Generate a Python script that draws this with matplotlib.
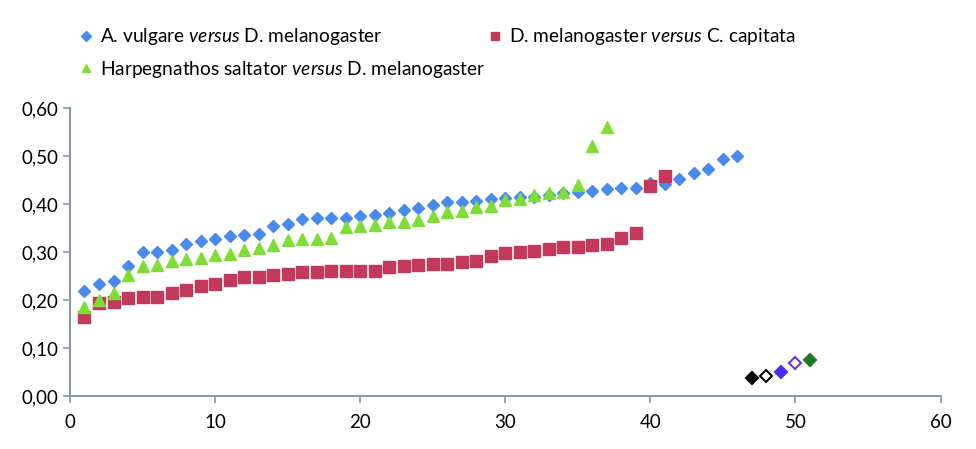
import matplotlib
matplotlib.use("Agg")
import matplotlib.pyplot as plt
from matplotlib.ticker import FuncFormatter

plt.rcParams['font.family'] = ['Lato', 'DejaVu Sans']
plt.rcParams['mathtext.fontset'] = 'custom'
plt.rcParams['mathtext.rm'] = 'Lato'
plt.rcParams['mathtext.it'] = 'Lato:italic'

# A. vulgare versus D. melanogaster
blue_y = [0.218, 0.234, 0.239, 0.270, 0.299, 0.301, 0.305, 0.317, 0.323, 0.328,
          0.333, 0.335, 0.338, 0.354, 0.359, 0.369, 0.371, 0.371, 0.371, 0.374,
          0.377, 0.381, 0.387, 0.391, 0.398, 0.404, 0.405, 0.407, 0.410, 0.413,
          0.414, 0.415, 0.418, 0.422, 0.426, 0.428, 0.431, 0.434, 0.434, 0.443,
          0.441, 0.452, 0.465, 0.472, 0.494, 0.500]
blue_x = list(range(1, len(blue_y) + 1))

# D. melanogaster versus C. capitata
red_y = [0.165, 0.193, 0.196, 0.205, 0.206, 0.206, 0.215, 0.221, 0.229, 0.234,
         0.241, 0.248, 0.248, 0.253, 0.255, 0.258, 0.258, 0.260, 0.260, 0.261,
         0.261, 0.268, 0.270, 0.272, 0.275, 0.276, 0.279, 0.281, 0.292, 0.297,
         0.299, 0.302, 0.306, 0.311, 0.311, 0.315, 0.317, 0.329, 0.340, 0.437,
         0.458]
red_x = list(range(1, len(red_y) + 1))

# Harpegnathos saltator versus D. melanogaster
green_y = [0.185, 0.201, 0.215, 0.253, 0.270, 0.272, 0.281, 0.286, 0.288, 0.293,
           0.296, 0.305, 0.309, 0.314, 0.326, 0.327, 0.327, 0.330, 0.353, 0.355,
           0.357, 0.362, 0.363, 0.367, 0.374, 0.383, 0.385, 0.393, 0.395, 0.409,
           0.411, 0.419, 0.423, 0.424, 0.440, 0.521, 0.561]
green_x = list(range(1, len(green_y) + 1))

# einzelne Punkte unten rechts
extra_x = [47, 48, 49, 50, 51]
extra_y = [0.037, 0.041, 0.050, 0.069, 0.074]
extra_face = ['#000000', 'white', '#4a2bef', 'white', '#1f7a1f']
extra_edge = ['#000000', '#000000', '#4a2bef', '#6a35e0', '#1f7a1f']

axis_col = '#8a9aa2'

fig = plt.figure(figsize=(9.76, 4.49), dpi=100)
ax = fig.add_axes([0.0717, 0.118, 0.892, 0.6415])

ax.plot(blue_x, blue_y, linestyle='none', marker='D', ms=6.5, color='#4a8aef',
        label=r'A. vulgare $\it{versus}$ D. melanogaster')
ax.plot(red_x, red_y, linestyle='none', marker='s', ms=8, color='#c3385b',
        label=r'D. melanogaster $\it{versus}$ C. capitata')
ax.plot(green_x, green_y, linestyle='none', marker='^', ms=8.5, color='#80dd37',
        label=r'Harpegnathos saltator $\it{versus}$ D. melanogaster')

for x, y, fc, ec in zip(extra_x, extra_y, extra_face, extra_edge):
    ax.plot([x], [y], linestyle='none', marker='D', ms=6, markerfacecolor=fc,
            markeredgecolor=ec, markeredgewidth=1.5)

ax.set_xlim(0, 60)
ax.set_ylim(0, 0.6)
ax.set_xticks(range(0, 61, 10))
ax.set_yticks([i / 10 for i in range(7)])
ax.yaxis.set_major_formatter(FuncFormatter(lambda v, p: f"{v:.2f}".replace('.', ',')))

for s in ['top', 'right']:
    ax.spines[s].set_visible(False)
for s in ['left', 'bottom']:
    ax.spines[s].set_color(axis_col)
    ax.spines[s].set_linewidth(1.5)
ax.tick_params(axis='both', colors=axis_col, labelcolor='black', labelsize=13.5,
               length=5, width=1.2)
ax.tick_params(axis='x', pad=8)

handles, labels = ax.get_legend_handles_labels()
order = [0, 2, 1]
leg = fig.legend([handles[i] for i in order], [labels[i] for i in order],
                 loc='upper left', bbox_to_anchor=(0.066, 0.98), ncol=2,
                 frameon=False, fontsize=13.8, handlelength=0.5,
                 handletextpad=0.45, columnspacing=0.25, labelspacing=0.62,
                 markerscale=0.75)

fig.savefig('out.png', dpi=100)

----

Goal
Would you reproduce the lines above, from the very first through the line containing "plt.rcParams['mathtext.it'] = 'Lato:italic'", exactly and without the pictures?

The solution
Generate a Python script that draws this with matplotlib.
import matplotlib
matplotlib.use("Agg")
import matplotlib.pyplot as plt
from matplotlib.ticker import FuncFormatter

plt.rcParams['font.family'] = ['Lato', 'DejaVu Sans']
plt.rcParams['mathtext.fontset'] = 'custom'
plt.rcParams['mathtext.rm'] = 'Lato'
plt.rcParams['mathtext.it'] = 'Lato:italic'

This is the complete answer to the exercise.